8 Loogy   ~  Sep 2, 2005 8:11 am

8.  Same reason most managers were pitchers or catchers -- those are the most intellectually demanding positions.

What's so intellectual about squatting for nine innings and give your pitchers the finger...errr...pitch signs and have the guts to offend the pitcher when the manager asks you who he's doing ? Most catchers turned managers don't have any more success. Even Torre is mostly just "stay out of the way" and let the star players play.

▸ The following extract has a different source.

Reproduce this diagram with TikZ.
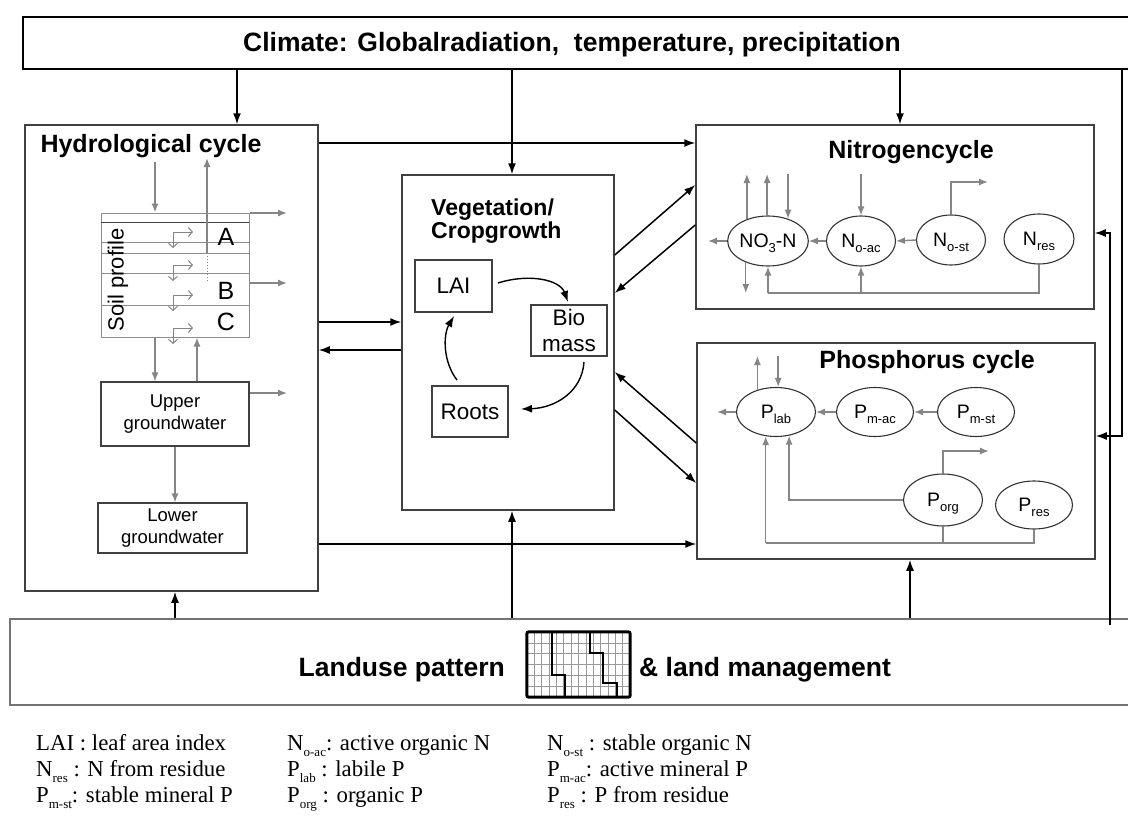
\documentclass[tikz,border=0pt]{standalone}
\usepackage{fontspec}
\setmainfont{Liberation Sans}
\newfontfamily\lserif{Liberation Serif}
\usetikzlibrary{arrows.meta,shapes.geometric,calc}
\newcommand{\fsz}[2][]{\fontsize{#2}{#2}\selectfont}
\newcommand{\sbs}[1]{\raisebox{-4.5pt}[0pt][0pt]{\fontsize{13}{13}\selectfont #1}}
\newcommand{\lsb}[1]{\raisebox{-6pt}{\fontsize{13}{13}\selectfont #1}}
\begin{document}
\begin{tikzpicture}[x=1pt,y=-1pt]
\tikzset{
 bigbox/.style={rectangle, draw=black!75, line width=1.5pt, inner sep=0pt},
 smallbox/.style={rectangle, draw=black!75, line width=1.2pt, inner sep=0pt, align=center, font=\fontsize{18.5}{22}\selectfont},
 vegbox/.style={rectangle, draw=black!75, line width=1.2pt, inner sep=0pt, align=center, font=\fontsize{22.5}{26}\selectfont},
 pool/.style={ellipse, draw=black!80, line width=1.1pt, inner sep=0pt, font=\fsz{19.5}},
 ttl/.style={font=\bfseries\fsz{25}, inner sep=0pt},
 barrow/.style={draw=black, line width=1.5pt, -{Latex[length=11pt,width=8pt]}},
 garrow/.style={draw=black!48, line width=1.4pt, -{Latex[length=9pt,width=7pt]}},
 gline/.style={draw=black!48, line width=1.4pt},
 sarrow/.style={draw=black!48, line width=1pt, -{Straight Barb[length=4pt,width=9pt]}},
 legtxt/.style={font=\lserif\fsz{22.8}, anchor=base west, inner sep=0pt},
 soilline/.style={draw=black!45, line width=1pt},
}
\useasboundingbox (0,0) rectangle (1128,819);
\clip (0,0) rectangle (1128,819);
\fill[white] (0,0) rectangle (1128,819);

% ---------- Climate ----------
\node[rectangle, draw=black, line width=2.6pt, inner sep=0pt, minimum width=1140, minimum height=52] (climate) at (593,43) {};
\node[font=\bfseries\fsz{26.5}, inner sep=0pt] (climtxt) at (572,45) {Climate: Globalradiation,\ \ temperature, precipitation};

% ---------- Landuse ----------
\node[rectangle, draw=black!55, line width=1.5pt, inner sep=0pt, minimum width=1150, minimum height=86] (landuse) at (585,662) {};
\node[font=\bfseries\fsz{26.5}, inner sep=0pt, anchor=east] (lutxt) at (505,670) {Landuse pattern};
\node[font=\bfseries\fsz{26.5}, inner sep=0pt, anchor=west] (lmtxt) at (639,670) {\& land management};
\node[rectangle, inner sep=0pt, minimum width=103, minimum height=65] (icon) at (578.5,664.5) {};
\foreach \i in {1,...,13} {\draw[black!40, line width=0.6pt] ({527+\i*103/14},632) -- ({527+\i*103/14},697);}
\foreach \j in {1,...,5} {\draw[black!40, line width=0.6pt] (527,{632+\j*65/6}) -- (630,{632+\j*65/6});}
\draw[black, line width=2.6pt] (552,632) -- (552,675) -- (565,675) -- (565,697);
\draw[black, line width=2.6pt] (590,632) -- (590,653) -- (603,653) -- (603,683) -- (617,683) -- (617,697);
\draw[black, line width=3pt, rounded corners=2pt] (icon.north west) rectangle (icon.south east);

% ---------- Hydrological cycle ----------
\node[bigbox, minimum width=293, minimum height=466] (hydro) at (171.5,358) {};
\node[ttl] (hydrot) at (151,146) {Hydrological cycle};
\node[rectangle, draw=black!45, line width=1pt, inner sep=0pt, minimum width=148, minimum height=124] (soil) at (175,275) {};
\draw[black!75, line width=1pt] (101,222) -- (249,222);
\foreach \yy in {242,253,273,305} {\draw[soilline] (101,\yy) -- (249,\yy);}
\node[rotate=90, font=\fsz{22}, inner sep=0pt] (soiltxt) at (118,280) {Soil profile};
\node[font=\fsz{25}, inner sep=0pt] (lA) at (226,237) {A};
\node[font=\fsz{25}, inner sep=0pt] (lB) at (226,291) {B};
\node[font=\fsz{25}, inner sep=0pt] (lC) at (226,322) {C};
\foreach \yy in {232,265,295,328} {
  \draw[sarrow] (173,\yy) -- (193,\yy);
  \draw[sarrow] (173,\yy) -- (173,{\yy+16});
}
\coordinate (evtop) at (207,158);
\coordinate (evbot) at (207,253);
\draw[garrow] (evbot) -- (evtop);
\draw[black!48, line width=1pt, dotted] (evbot) -- (207,282);
\coordinate (prtop) at (155,162);
\draw[garrow] (prtop) -- (prtop |- soil.north);
\coordinate (o1) at (287,213);
\coordinate (o2) at (287,283);
\coordinate (o3) at (287,393);
\draw[garrow] (soil.east |- o1) -- (o1);
\draw[garrow] (soil.east |- o2) -- (o2);

\node[smallbox, minimum width=148, minimum height=64] (upper) at (175,414) {Upper\\groundwater};
\node[smallbox, minimum width=149, minimum height=50] (lower) at (172.5,528) {Lower\\groundwater};
\draw[garrow] (upper.east |- o3) -- (o3);
\coordinate (d1) at (155,0);
\coordinate (d2) at (197,0);
\coordinate (d3) at (175,0);
\draw[garrow] (d1 |- soil.south) -- (d1 |- upper.north);
\draw[garrow] (d2 |- upper.north) -- (d2 |- soil.south);
\draw[garrow] (d3 |- upper.south) -- (d3 |- lower.north);

% ---------- Vegetation ----------
\node[bigbox, minimum width=212, minimum height=335] (veg) at (508,342.5) {};
\node[font=\bfseries\fontsize{23}{22.5}\selectfont, align=left, inner sep=0pt, anchor=north west] (vegt) at (431,199) {Vegetation/\\Cropgrowth};
\node[vegbox, minimum width=77, minimum height=52] (lai) at (453.5,286) {LAI};
\node[vegbox, minimum width=76, minimum height=51] (bio) at (569,330.5) {Bio\\mass};
\node[vegbox, minimum width=76, minimum height=51] (roots) at (470,411.5) {Roots};
\draw[barrow, line width=1.4pt] (498,283) .. controls (530,273) and (560,280) .. (568,302);
\draw[barrow, line width=1.4pt] (584,362) .. controls (582,392) and (555,408) .. (521,409);
\draw[barrow, line width=1.4pt] (457,380) .. controls (443,362) and (443,335) .. (454,316);

% ---------- Nitrogen cycle ----------
\node[bigbox, minimum width=398, minimum height=184] (N) at (895,217) {};
\node[ttl] (Nt) at (911,152) {Nitrogencycle};
\node[pool, minimum width=72, minimum height=50] (no3) at (768,241) {NO\sbs{3}-N};
\node[pool, minimum width=69, minimum height=50] (noac) at (861,241) {N\sbs{o-ac}};
\node[pool, minimum width=69, minimum height=50] (nost) at (951,240) {N\sbs{o-st}};
\node[pool, minimum width=70, minimum height=50] (nres) at (1039,239) {N\sbs{res}};
\coordinate (nout) at (708,241);
\coordinate (ntop) at (0,174);
\coordinate (nbase) at (0,293);
\coordinate (nstr) at (988,182);
\draw[garrow] (no3.west) -- (nout);
\draw[garrow] (noac.west) -- (no3.east);
\draw[garrow] (nost.west) -- (noac.east);
\draw[garrow] (no3.134) -- (no3.134 |- ntop);
\draw[garrow] (no3.92) -- (no3.92 |- ntop);
\draw[garrow] (no3.48 |- ntop) -- (no3.48);
\draw[garrow] (noac.north |- ntop) -- (noac.north);
\draw[garrow] (no3.224) -- (no3.224 |- nbase);
\draw[gline] (nres.south) -- (nres.south |- nbase) -- (no3.south |- nbase);
\draw[garrow] (no3.south |- nbase) -- (no3.south);
\draw[garrow] (noac.south |- nbase) -- (noac.south);
\draw[garrow] (nost.north) |- (nstr);

% ---------- Phosphorus cycle ----------
\node[bigbox, minimum width=398, minimum height=216] (P) at (896,451) {};
\node[ttl] (Pt) at (927,362) {Phosphorus cycle};
\node[pool, minimum width=79, minimum height=49] (plab) at (776,412) {P\sbs{lab}};
\node[pool, minimum width=77, minimum height=49] (pmac) at (875,412) {P\sbs{m-ac}};
\node[pool, minimum width=77, minimum height=49] (pmst) at (976,412) {P\sbs{m-st}};
\node[pool, minimum width=79, minimum height=52] (porg) at (943,500) {P\sbs{org}};
\node[pool, minimum width=77, minimum height=48] (pres) at (1034,505) {P\sbs{res}};
\coordinate (pout) at (717,412);
\coordinate (ptop) at (0,356);
\coordinate (pbase) at (0,543);
\coordinate (pstr) at (989,451);
\draw[garrow] (plab.west) -- (pout);
\draw[garrow] (pmac.west) -- (plab.east);
\draw[garrow] (pmst.west) -- (pmac.east);
\draw[garrow] (plab.130) -- (plab.130 |- ptop);
\draw[garrow] (plab.85 |- ptop) -- (plab.85);
\draw[garrow] (porg.west) -| (plab.299);
\draw[gline] (pres.south) |- (plab.247 |- pbase);
\draw[garrow] (plab.247 |- pbase) -- (plab.247);
\draw[gline] (porg.south) -- (porg.south |- pbase);
\draw[garrow] (porg.north) |- (pstr);

% ---------- Main connectors ----------
\coordinate (ch) at (237,0);
\coordinate (cv) at (512,0);
\coordinate (cn) at (900,0);
\draw[barrow] (ch |- climate.south) -- (ch |- hydro.north);
\draw[barrow] (cv |- climate.south) -- (cv |- veg.north);
\draw[barrow] (cn |- climate.south) -- (cn |- N.north);
\coordinate (rtop) at (1122,0);
\coordinate (rcorner) at (1122,436);
\draw[barrow] (rtop |- climate.south) -- (rcorner) -- (P.east |- rcorner);
\coordinate (lucorner) at (1110,233);
\coordinate (lubot) at (1110,625);
\draw[barrow] (lubot) -- (lucorner) -- (N.east |- lucorner);

\coordinate (yhn) at (0,143);
\coordinate (yhv) at (0,322);
\coordinate (yvh) at (0,350);
\coordinate (yhp) at (0,544);
\draw[barrow] (hydro.east |- yhn) -- (N.west |- yhn);
\draw[barrow] (hydro.east |- yhv) -- (veg.west |- yhv);
\draw[barrow] (veg.west |- yvh) -- (hydro.east |- yvh);
\draw[barrow] (hydro.east |- yhp) -- (P.west |- yhp);

\coordinate (y1) at (0,255);
\coordinate (y2) at (0,185);
\coordinate (y3) at (0,225);
\coordinate (y4) at (0,293);
\draw[barrow] (veg.east |- y1) -- (N.west |- y2);
\draw[barrow] (N.west |- y3) -- (veg.east |- y4);
\coordinate (y5) at (0,443);
\coordinate (y6) at (0,372);
\coordinate (y7) at (0,410);
\coordinate (y8) at (0,483);
\draw[barrow] (P.west |- y5) -- (veg.east |- y6);
\draw[barrow] (veg.east |- y7) -- (P.west |- y8);

\coordinate (lh) at (175,0);
\coordinate (lp) at (910,0);
\draw[barrow] (lh |- landuse.north) -- (lh |- hydro.south);
\draw[barrow] (cv |- landuse.north) -- (cv |- veg.south);
\draw[barrow] (lp |- landuse.north) -- (lp |- P.south);

% ---------- Legend ----------
\node[legtxt] (lg1) at (36,750) {LAI : leaf area index};
\node[legtxt] (lg2) at (287,750) {N\lsb{o-ac}: active organic N};
\node[legtxt] (lg3) at (547,750) {N\lsb{o-st} : stable organic N};
\node[legtxt] (lg4) at (36,776) {N\lsb{res} : N from residue};
\node[legtxt] (lg5) at (287,776) {P\lsb{lab} : labile P};
\node[legtxt] (lg6) at (547,776) {P\lsb{m-ac}: active mineral P};
\node[legtxt] (lg7) at (36,802) {P\lsb{m-st}: stable mineral P};
\node[legtxt] (lg8) at (287,802) {P\lsb{org} : organic P};
\node[legtxt] (lg9) at (547,802) {P\lsb{res} : P from residue};
\end{tikzpicture}
\end{document}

9 Loogy   ~  Sep 2, 2005 8:12 am

9.  That looks confusing
The 1st para. didn't italicize.

10 jervo   ~  Sep 2, 2005 8:13 am

10.  The pitcher is the only player who gets to be creative. Everything else that happens once the ball leaves the pitcher's hands is reflexive and instinctual, muscles moving on their own accord. It doesn't surprise me at all that pitchers would make good writers, musicians, or whatever - the pitcher is the only guy who gets to create something out of nothing.

11 Cliff Corcoran   ~  Sep 2, 2005 8:20 am

11.  Just to correct the assumption that most managers are pitchers and catchers. Catchers, yes. Pitchers, no. Outfielders, yes. Scroll down for the chart in this post by our very own Mike Carminati


12 ChuckM   ~  Sep 2, 2005 10:35 am

12.  I think cathers have the most control of a ballgame, although less so than in the older days. At least that's the way I felt, and played both positions. Johnny Bench never let a pitcher shake him off, if he did, he would go to the mound and yell at him. By controlling the location and type of pitch thrown, you're controlling the pitcher and to a lesser degree, the rest of the fielders simply by the way they have to shade the batter...

13 Fred Vincy   ~  Sep 2, 2005 11:56 am

13.  Wow, Cliff. I was totally off base on the pitchers as managers thing. Maybe it was watching Bob Lemon at a formative age....

14 Schteeve   ~  Sep 2, 2005 2:23 pm

14.  All the conjecture about the pitcher's psyche seems a pretty good explanation of why pitchers would NOT want to be managers. As a manager, you don't control execution.